Inexplicably, this information had been broadcast, despite clear and continual warnings not to make it public. The item had also been put up on Radio New Zealand’s website. King was incandescent, demanding the jury be sequestered and saying that if the jury had somehow had access to the item, he would demand a retrial. Liam Collins was in complete despair. ‘Seven months’ work, down the tubes,’ he repeated, astonished a reputable media organisation hadn’t realised what it was broadcasting. The mistake apparently occurred when a reporter obtained the record of Boe’s court appearance in Queenstown and failed to understand that it was still covered by the suppression order from Justice France.

Justice France was equally furious and made arrangements to put the jury into a hotel that evening so nobody could pass on the information to them. The only fortunate element anyone could dredge from the disaster was that it occurred at the very end of the trial. If it had happened during the trial’s witness phase, there would have been a much higher chance a retrial would have been necessary, as the possibility someone had heard the news and subsequently told a juror and prejudiced their view of Macdonald couldn’t have been discounted. The logistics of restaging the trial and obtaining an untainted jury were simply too great for anyone to consider.

Ultimately, luckily, these fears of calamity weren’t realised.

Just after 3 pm, the jury knocked on the courtroom door, indicating they wanted to speak with a court official. Everybody tensed, thinking they may have reached a verdict, but registrar Sarah Perano breezed back in saying they just wanted to go upstairs for some fresh air and wanted someone to escort them. Everyone relaxed once more.

But then at 3.35 pm another knock was heard on the door and this time Perano swept in, announcing the jury had reached a verdict after ten hours of deliberation and was ready to come back in.

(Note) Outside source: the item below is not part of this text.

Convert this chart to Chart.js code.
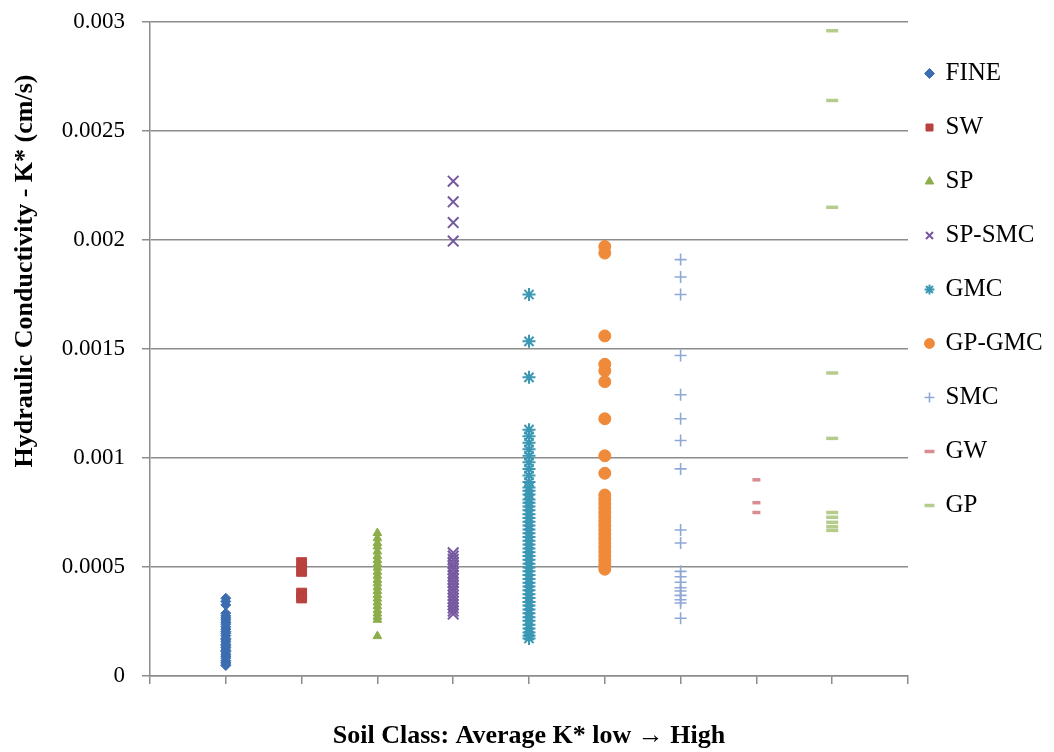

Suddenly, all the media who’d been lounging on the press benches leapt to life and court staff bustled to prepare the courtroom. Many news organisations already had a plan for how they would report news of the verdict instantly. The judge had barred live filming of the verdict and had also ruled nobody could leave the courtroom until formalities had been concluded, meaning reporters couldn’t leave as soon as the verdict was announced. So some organisations stationed a reporter in the court who would text their newsrooms with a simple letter—‘n’ for not guilty or ‘g’ for guilty—as the verdict was delivered, so the news could be instantly broadcast or put up on websites. Other reporters would remain outside to wait for reaction and to catch family members as they left.

Many of the seats in the public gallery had been reserved for family, the Macdonalds sitting on the right-hand side facing the judge, just behind Ewen, the Guy and Bullock families on the left. Kerry and Marlene Macdonald had with them their son Blair, Rilma Sands the minister at Marlene’s church, a Wellington friend Paul, and Peter Coles’ wife Karen for support. Anna Macdonald sat opposite them, between her father and sister Nikki. Behind them was Kylee Guy. The remaining seats were quickly taken by members of the public who’d queued for hours.

Ben Vanderkolk and Paul Murray walked back in with the same calm they’d displayed during most of the trial. Only a few times throughout the evidence had testiness shown through, when they’d become frustrated at King’s line of questioning. Disagreements between the sides or contentious points had usually been amicably decided, and when King finished his closing address, Vanderkolk was the first to come and shake his hand in a gesture of collegiate cordiality.

As King, Coles and Collins took their seats, court crier John Conley muttered to them, ‘Taken your nerve pills?’ Across from them, Sue Schwalger sat silently, jiggling her feet as she waited.